→ DIRECTIVE
Starting at the top of the listing, extract every line up to and including the one with "ax.axhline(0, color='#333333', lw=2.3, zorder=2)". Pictures stay out of the copy.

→ DATA
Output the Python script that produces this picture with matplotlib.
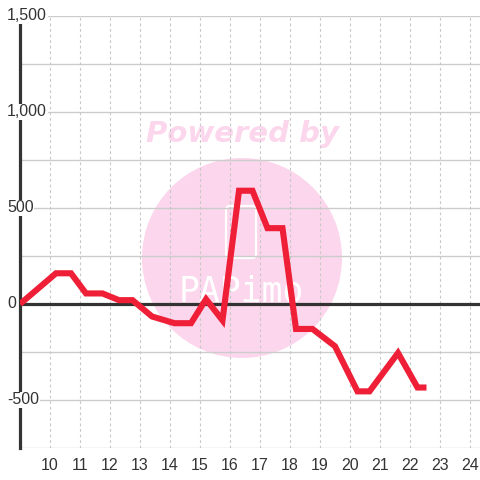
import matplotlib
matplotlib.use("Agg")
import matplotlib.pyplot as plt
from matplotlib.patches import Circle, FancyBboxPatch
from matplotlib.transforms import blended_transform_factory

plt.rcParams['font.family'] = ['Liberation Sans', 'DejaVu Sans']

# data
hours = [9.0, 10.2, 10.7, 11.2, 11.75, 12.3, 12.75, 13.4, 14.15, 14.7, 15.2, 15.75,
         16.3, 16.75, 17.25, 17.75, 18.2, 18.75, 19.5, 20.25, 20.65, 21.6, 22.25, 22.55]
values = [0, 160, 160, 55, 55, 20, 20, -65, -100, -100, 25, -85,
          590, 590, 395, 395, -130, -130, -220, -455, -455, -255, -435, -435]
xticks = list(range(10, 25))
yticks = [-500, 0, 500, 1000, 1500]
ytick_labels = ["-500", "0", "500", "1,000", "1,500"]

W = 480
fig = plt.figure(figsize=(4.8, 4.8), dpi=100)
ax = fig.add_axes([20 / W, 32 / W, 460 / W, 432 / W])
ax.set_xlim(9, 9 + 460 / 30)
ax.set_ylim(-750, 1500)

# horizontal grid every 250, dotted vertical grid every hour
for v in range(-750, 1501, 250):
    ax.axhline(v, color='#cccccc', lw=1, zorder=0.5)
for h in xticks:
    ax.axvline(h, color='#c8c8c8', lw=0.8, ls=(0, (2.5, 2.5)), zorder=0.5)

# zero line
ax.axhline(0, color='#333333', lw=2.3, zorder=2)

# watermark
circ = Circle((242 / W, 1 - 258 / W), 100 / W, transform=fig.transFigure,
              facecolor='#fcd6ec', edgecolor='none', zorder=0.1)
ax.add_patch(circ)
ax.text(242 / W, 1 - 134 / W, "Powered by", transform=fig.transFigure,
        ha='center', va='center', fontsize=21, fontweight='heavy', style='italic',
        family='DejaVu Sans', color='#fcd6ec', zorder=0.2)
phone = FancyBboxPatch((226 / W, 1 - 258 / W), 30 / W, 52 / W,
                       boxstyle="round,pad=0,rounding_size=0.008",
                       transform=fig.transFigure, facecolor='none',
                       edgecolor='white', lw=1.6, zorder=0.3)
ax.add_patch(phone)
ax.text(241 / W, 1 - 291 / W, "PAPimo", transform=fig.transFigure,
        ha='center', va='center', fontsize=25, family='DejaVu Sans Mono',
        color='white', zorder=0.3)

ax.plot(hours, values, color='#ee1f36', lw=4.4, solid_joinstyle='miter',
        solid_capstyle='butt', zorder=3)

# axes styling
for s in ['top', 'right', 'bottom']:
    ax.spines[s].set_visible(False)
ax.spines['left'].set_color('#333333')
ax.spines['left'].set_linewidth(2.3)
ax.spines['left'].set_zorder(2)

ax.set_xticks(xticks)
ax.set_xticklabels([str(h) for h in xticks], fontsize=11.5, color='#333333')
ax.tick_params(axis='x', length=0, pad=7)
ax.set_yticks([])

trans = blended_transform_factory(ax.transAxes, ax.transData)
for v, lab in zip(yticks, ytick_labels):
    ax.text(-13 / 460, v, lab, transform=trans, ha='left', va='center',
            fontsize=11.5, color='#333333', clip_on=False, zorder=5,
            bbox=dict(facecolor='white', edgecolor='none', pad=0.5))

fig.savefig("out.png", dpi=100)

→ OUTPUT BELOW
Output the Python script that produces this picture with matplotlib.
import matplotlib
matplotlib.use("Agg")
import matplotlib.pyplot as plt
from matplotlib.patches import Circle, FancyBboxPatch
from matplotlib.transforms import blended_transform_factory

plt.rcParams['font.family'] = ['Liberation Sans', 'DejaVu Sans']

# data
hours = [9.0, 10.2, 10.7, 11.2, 11.75, 12.3, 12.75, 13.4, 14.15, 14.7, 15.2, 15.75,
         16.3, 16.75, 17.25, 17.75, 18.2, 18.75, 19.5, 20.25, 20.65, 21.6, 22.25, 22.55]
values = [0, 160, 160, 55, 55, 20, 20, -65, -100, -100, 25, -85,
          590, 590, 395, 395, -130, -130, -220, -455, -455, -255, -435, -435]
xticks = list(range(10, 25))
yticks = [-500, 0, 500, 1000, 1500]
ytick_labels = ["-500", "0", "500", "1,000", "1,500"]

W = 480
fig = plt.figure(figsize=(4.8, 4.8), dpi=100)
ax = fig.add_axes([20 / W, 32 / W, 460 / W, 432 / W])
ax.set_xlim(9, 9 + 460 / 30)
ax.set_ylim(-750, 1500)

# horizontal grid every 250, dotted vertical grid every hour
for v in range(-750, 1501, 250):
    ax.axhline(v, color='#cccccc', lw=1, zorder=0.5)
for h in xticks:
    ax.axvline(h, color='#c8c8c8', lw=0.8, ls=(0, (2.5, 2.5)), zorder=0.5)

# zero line
ax.axhline(0, color='#333333', lw=2.3, zorder=2)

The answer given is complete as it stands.